Cash paid for income taxes was $3.7 million and $3.1 million for the first quarters of 2014 and 2013, respectively.

Recently Issued Accounting Pronouncements

In July 2013, the Financial Accounting Standards Board ("FASB") issued Accounting Standard Update ("ASU") No. 2013-11, "Presentation of an Unrecognized Tax Benefit When a Net Operating Loss Carryforward, a Similar Tax Loss, or a Tax Credit Carryforward Exists." The amendments in this ASU provide guidance on the financial statement presentation of an unrecognized tax benefit when a net operating loss carryforward, similar tax loss, or tax credit carryforward exists. The amendments should be applied prospectively to all unrecognized tax benefits that exist at the effective date and are effective for fiscal years, and interim periods within those years, beginning after December 15, 2013. We plan to adopt this ASU in fiscal 2015 and do not expect it to have a significant impact on our financial statements.

In December 2011, the FASB issued ASU No. 2011-11, "Balance Sheet (Topic 210)". The amendments in this ASU require improved disclosure information about financial instruments and derivative instruments that are either offset or subject to an enforceable master netting arrangement or similar agreement.

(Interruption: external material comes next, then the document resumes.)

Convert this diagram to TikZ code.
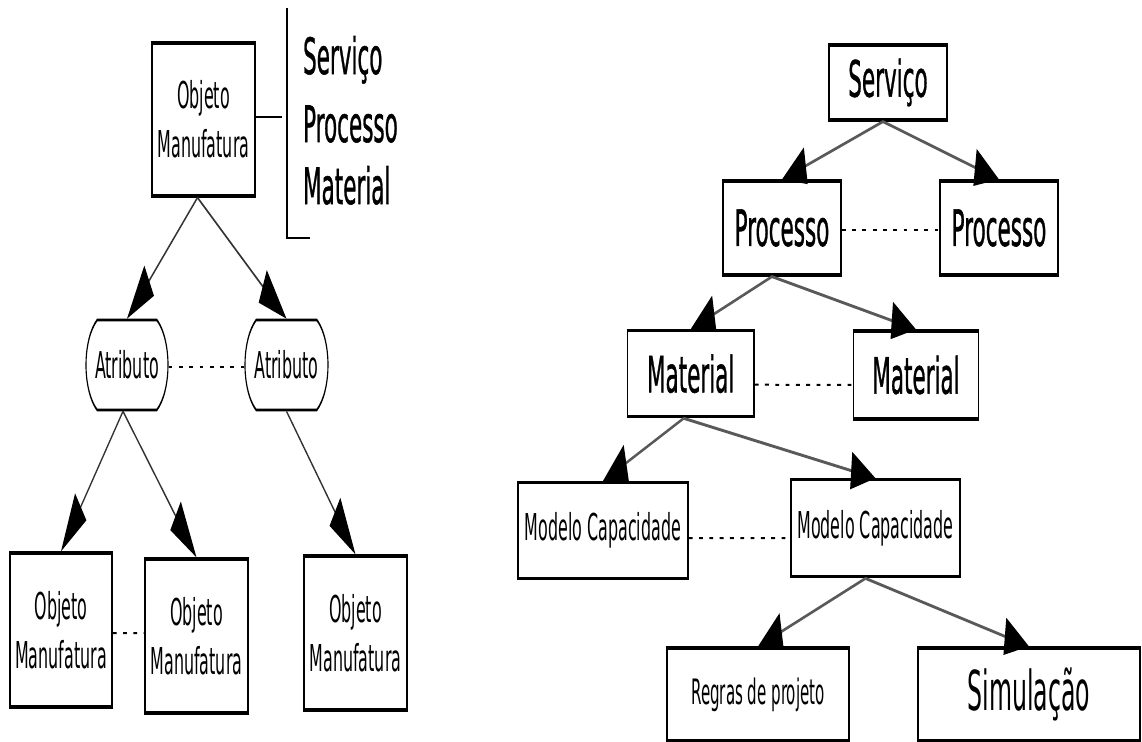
\documentclass[tikz,border=0pt]{standalone}
\usepackage{fontspec}
\setmainfont{DejaVu Sans}
\newfontfamily\heavyfont{DejaVu Sans}[FakeBold=1.2]
\usetikzlibrary{arrows.meta,shapes.misc,calc}

% horizontal compression of the whole drawing
\def\sq{0.43}

\begin{document}
\begin{tikzpicture}[
  sz/.style 2 args={minimum width={#1bp/\sq}, minimum height=#2bp},
  box/.style={draw=black, line width=3.2bp, fill=white, inner sep=0pt, align=center},
  attr/.style={rounded rectangle, rounded rectangle arc length=120, draw=black,
               line width=2.6bp, fill=white, inner sep=0pt},
  fS/.style={font=\fontsize{37bp}{49bp}\selectfont},
  fL/.style={font=\heavyfont\fontsize{50bp}{60bp}\selectfont},
  thinarrow/.style={draw=black!80, line width=2.4bp, -{Triangle[length=64bp,width=37bp,color=black]}},
  thickarrow/.style={draw=black!65, line width=3bp, -{Triangle[length=57bp,width=37bp,color=black]}},
  dots/.style={draw=black, line width=2bp, dash pattern=on 9bp off 15bp},
  bracket/.style={draw=black, line width=2.8bp},
]
\useasboundingbox (0,0) rectangle (1142bp,-742bp);

\begin{scope}[x=1bp/\sq, y=-1bp, transform canvas={xscale=\sq}]

% ---------- left tree ----------
\node[box, sz={103}{153}, fS] (om0) at (203.5,119.5) {Objeto\\Manufatura};
\node[attr, sz={82}{90}, fS] (at1) at (127,365) {Atributo};
\node[attr, sz={83}{90}, fS] (at2) at (286.5,365) {Atributo};
\node[box, sz={102}{154}, fS] (om1) at (61,630) {Objeto\\Manufatura};
\node[box, sz={103}{154}, fS] (om2) at (196.5,636) {Objeto\\Manufatura};
\node[box, sz={103}{154}, fS] (om3) at (355.5,633) {Objeto\\Manufatura};

% list beside the bracket
\node[fL, anchor=base west, inner sep=0pt] (l1) at (303,74) {Serviço};
\node[fL, anchor=base west, inner sep=0pt] (l2) at (303,142) {Processo};
\node[fL, anchor=base west, inner sep=0pt] (l3) at (303,204) {Material};

\coordinate (bt) at (287,8);
\coordinate (bb) at (287,238);
\coordinate (be) at (310,238);
\coordinate (bm) at (282,117);
\draw[bracket] (bt) -- (bb) -- (be);
\draw[bracket] (om0.east |- bm) -- (bm);

\draw[thinarrow] ($(om0.south)+(-6,0)$) -- (at1.north);
\draw[thinarrow] ($(om0.south)+(-6,0)$) -- (at2.north);
\draw[thinarrow] ($(at1.south)+(-4,0)$) -- (om1.north);
\draw[thinarrow] ($(at1.south)+(-4,0)$) -- (om2.north);
\draw[thinarrow] (at2.south) -- (om3.north);

\draw[dots] ([yshift=-2bp]at1.east) -- ([yshift=-2bp]at2.west);
\draw[dots] ([yshift=-3bp]om1.east) -- ([yshift=3bp]om2.west);

% ---------- right tree ----------
\node[box, sz={118}{75}, fL] (sv) at (888,82.5) {Serviço};
\node[box, sz={118}{94}, fL] (p1) at (782,228) {Processo};
\node[box, sz={118}{94}, fL] (p2) at (999,228) {Processo};
\node[box, sz={126.5}{86}, fL] (m1) at (690.7,373.7) {Material};
\node[box, sz={125}{88}, fL] (m2) at (916,375) {Material};
\node[box, sz={170}{96}, fS] (c1) at (603,530.5) {Modelo Capacidade};
\node[box, sz={169}{97}, fS] (c2) at (875.5,528.3) {Modelo Capacidade};
\node[box, sz={182}{93}, font=\fontsize{35bp}{40bp}\selectfont] (rg) at (758,694.5) {Regras de projeto};
\node[box, sz={222}{93}, font=\fontsize{55bp}{60bp}\selectfont] (sm) at (1029,694.5) {Simulação};

\draw[thickarrow] ($(sv.south)+(-5,0)$) -- (p1.north);
\draw[thickarrow] ($(sv.south)+(-5,0)$) -- (p2.north);
\draw[thickarrow] ($(p1.south)+(-10,0)$) -- (m1.north);
\draw[thickarrow] ($(p1.south)+(-10,0)$) -- (m2.north);
\draw[thickarrow] ($(m1.south)+(-7,0)$) -- (c1.north);
\draw[thickarrow] ($(m1.south)+(-7,0)$) -- (c2.north);
\draw[thickarrow] ($(c2.south)+(-10,0)$) -- (rg.north);
\draw[thickarrow] ($(c2.south)+(-10,0)$) -- (sm.north);

\draw[dots] ([yshift=-2bp]p1.east) -- ([yshift=-2bp]p2.west);
\draw[dots] ([yshift=-11bp]m1.east) -- ([yshift=-10bp]m2.west);
\draw[dots] ([yshift=-7.5bp]c1.east) -- ([yshift=-9.7bp]c2.west);

\end{scope}
\end{tikzpicture}
\end{document}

Subsequently in January 2013, the FASB issued ASU 2013-01, "Clarifying the Scope of Disclosures about Offsetting Assets and Liabilities", which clarifies the types of instruments and transactions that are subject to the offsetting disclosure requirements established by ASU 2011-11. These ASUs should be applied retrospectively for all comparative periods presented for annual periods beginning on or after January 1, 2013 and interim periods within those annual periods. The requirements of these ASUs were adopted during our quarter ended June 30, 2013 and did not have a significant impact on our disclosures.